EX-99.1 2 misc1.htm MISCELLANEOUS EXHIBITS Unassociated Document
Explanation of Responses

(1)  
On September 24, 2010, in connection with the termination of Mr. Walkup's employment relationship, the issuer's Compensation Committee agreed to amend Mr. Walkup's outstanding September 14, 2009 restricted stock award to (i) allow the unvested shares to vest through July 31, 2012, and (ii) eliminate the vesting requirement that Mr. Walkup still be employed with the issuer on the vesting date of the award.  This amendment results in a deemed cancellation of the "original" restricted stock award and the grant of a replacement restricted stock award.  Accordingly, 100% of Mr. Walkup's September 14, 2009 award vested if and only if the Compensation Committee certified the issuer's earnings per share for the fiscal year ending December 31, 2010, was $0.05 or higher, which the Compensation Committee certified on February 22, 2011.

(2)  
On September 24, 2010, in connection with the termination of Mr. Walkup's employment relationship, the issuer's Compensation Committee agreed to amend Mr. Walkup's outstanding November 5, 2009 restricted stock award to (i) allow the unvested shares to vest through July 31, 2012, and (ii) eliminate the vesting requirement that Mr. Walkup still be employed with the issuer on the vesting date of the award.  This amendment results in a deemed cancellation of the "original" restricted stock award and the grant of a replacement restricted stock award.  Accordingly, 2,000 shares of Mr. Walkup's unvested award will vest on July 1, 2011, and the remaining 2,000 unvested shares will vest on July 1, 2012.  Prior to Mr. Walkup's termination of employment, 2,000 shares of his November 5, 2009 award had vested.

(3)  
On September 24, 2010, in connection with the termination of Mr. Walkup's employment relationship, the issuer's Compensation Committee agreed to amend Mr. Walkup's outstanding January 12, 2010 restricted stock award to (i) allow the unvested shares to vest through July 31, 2012, and (ii) eliminate the vesting requirement that Mr. Walkup still be employed with the issuer on the vesting date of the award.  This amendment results in a deemed cancellation of the "original" restricted stock award and the grant of a replacement restricted stock award.  Accordingly, 33.4% of Mr.

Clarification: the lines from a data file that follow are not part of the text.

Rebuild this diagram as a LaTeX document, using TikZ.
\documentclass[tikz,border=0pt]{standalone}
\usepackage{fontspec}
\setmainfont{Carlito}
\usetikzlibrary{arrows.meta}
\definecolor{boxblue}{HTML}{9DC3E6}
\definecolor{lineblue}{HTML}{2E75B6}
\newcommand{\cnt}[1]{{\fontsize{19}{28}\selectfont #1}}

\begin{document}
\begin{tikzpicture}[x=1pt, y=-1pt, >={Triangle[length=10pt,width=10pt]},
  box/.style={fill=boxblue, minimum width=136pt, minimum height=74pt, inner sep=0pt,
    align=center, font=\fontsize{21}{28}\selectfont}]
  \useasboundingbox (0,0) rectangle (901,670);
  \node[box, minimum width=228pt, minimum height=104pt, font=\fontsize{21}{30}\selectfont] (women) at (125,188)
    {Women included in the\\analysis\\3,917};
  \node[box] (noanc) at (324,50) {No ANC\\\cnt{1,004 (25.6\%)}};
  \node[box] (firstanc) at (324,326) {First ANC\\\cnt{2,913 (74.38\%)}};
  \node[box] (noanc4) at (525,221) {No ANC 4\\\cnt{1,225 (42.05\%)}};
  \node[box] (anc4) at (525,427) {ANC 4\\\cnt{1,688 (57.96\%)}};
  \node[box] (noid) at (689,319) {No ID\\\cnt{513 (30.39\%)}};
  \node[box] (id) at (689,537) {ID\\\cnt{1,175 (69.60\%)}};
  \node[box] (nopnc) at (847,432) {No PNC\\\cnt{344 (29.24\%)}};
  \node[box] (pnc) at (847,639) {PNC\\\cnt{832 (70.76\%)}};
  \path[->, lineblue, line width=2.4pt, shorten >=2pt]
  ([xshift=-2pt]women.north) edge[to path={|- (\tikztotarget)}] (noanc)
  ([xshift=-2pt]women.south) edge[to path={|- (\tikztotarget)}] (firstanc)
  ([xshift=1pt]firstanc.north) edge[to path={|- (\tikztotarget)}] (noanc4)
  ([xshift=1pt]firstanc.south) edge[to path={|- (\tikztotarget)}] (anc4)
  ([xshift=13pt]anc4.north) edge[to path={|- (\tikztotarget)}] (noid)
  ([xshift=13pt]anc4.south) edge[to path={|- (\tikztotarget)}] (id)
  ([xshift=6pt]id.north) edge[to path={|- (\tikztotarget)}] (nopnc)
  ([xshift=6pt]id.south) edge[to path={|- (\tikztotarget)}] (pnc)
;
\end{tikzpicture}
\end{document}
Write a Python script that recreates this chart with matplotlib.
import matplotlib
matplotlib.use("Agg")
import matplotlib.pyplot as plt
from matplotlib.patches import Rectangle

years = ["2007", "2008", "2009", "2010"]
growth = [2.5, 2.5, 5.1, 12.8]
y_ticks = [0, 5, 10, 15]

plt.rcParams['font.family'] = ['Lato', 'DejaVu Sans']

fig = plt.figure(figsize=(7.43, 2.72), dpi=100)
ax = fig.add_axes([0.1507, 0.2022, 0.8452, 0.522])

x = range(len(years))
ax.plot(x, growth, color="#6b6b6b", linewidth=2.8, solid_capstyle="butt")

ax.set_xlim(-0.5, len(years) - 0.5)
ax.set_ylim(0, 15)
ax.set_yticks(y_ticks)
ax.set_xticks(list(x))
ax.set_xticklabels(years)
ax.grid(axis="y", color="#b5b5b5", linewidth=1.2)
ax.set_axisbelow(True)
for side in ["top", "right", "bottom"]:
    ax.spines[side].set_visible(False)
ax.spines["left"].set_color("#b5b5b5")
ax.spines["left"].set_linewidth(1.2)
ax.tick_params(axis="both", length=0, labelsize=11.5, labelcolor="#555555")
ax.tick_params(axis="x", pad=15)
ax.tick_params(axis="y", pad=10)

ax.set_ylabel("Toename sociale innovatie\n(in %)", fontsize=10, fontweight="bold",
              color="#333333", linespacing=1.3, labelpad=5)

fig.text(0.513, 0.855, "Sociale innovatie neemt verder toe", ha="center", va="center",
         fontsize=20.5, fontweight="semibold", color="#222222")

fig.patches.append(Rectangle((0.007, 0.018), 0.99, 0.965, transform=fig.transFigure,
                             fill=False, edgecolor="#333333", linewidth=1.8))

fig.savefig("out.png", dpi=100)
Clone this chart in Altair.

Walkup's unvested award vested if and only if the Compensation Committee certified that the issuer's Class A common stock closed at or above $7.00 for twenty consecutive trading days, commencing January 1, 2011, and ending July 31, 2012, which the Compensation Committee certified on February 7, 2011.  Of the remaining 66.6% of Mr. Walkup's unvested award, 33.3% will vest if and only if the Compensation Committee certifies that the issuer's Class A common stock closed at or above $9.00 for twenty consecutive trading days before July 31, 2012, and the final 33.3% will vest if and only if the Compensation Committee certifies that the issuer's Class A common stock closed at or above $11.00 for twenty consecutive trading days before July 31, 2012.